Em “Eternal sunshine”, Ariana não tem como objetivo se fazer entender, apenas encarar a sua verdade da história. Entre “Bye”, “True story” e “I wish i hated you” há versos que indicam a dificuldade em parar de amar alguém que a magoou, preferindo esquecê-la a odiá-la, com versos diretos sobre o assunto. Arrisco dizer que há até uma leve monotonia nas músicas de curta duração. Mas estamos falando de Ariana Grande, então é claro que seguimos de uma faixa disco alegre celebrando o amadurecimento, para outra pop ballad sentimental que transmite exatamente o que o conceito de “Eternal sunshine” quer passar na sua construção como experiência em um certo estilo de storytelling.
Os singles, acompanhados de clipes, utilizam a ambiguidade do destinatário das músicas. No pop “We can’t be friends (wait for your love)”, certamente mais comercial que as outras faixas, o vídeo é uma interpretação em versão curta de “Brilho Eterno de uma Mente sem Lembranças”, repetindo o refrão “Você se apega aos papéis e canetas / E eu espero você gostar de mim de novo”, deixando uma indicação, mesmo que subjetiva, de que a letra é tão direcionada à mídia quanto ao seu ex-esposo, algo que é explícito no clipe do single de lançamento da era, o house music “yes, and?”, que marcou o retorno ousado de Ariana acompanhada de uma coreografia vogue e versos defendendo a sua personalidade, “Não me esconderei nas suas projeções / Nem mudarei minha vida mais autêntica”.
As faixas seguintes são a especialidade da cantora, com destaque para o pop-R&B “The boy is mine” com alterações de tempo e interpolação ao clássico dos anos 1990 de Brandy e Monica, a acústica de “Imperfect for you” e uma receita impecável de “Ordinary things”, um R&B com elementos de trap e melodia nostálgica, com ainda mais referências ao seu primeiro álbum “Yours Truly” (2013). O álbum chega ao fim com uma gravação da avó de Ariana respondendo ao primeiro verso: “Como saberei se estou no relacionamento certo?” “Se você não se sente confortável para dar um beijo de boa noite sequer, está no lugar errado”, diz a avó.
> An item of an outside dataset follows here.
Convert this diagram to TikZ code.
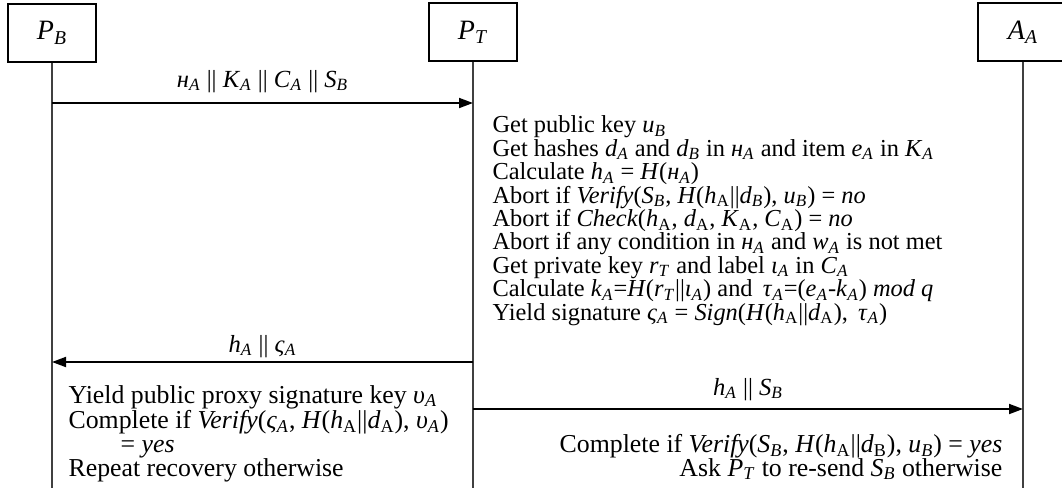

Apesar de ter deixado claro em entrevista recente que não pensa em promover uma turnê tão cedo, Ariana prometeu explorar essa era por meio do audiovisual, o que faz total sentido dentro da proposta do disco. Em meia hora de álbum, reconhecemos a cantora em um estilo musical confortável para ela, mas com uma entrega de versos mais humanos e emocionantes, conquistando o público pela facilidade em se relacionar com as letras. Então, “Eternal sunshine” é uma mensagem que só nos basta ouvir como um desabafo de uma diva pop que não quer ser vista como intocável.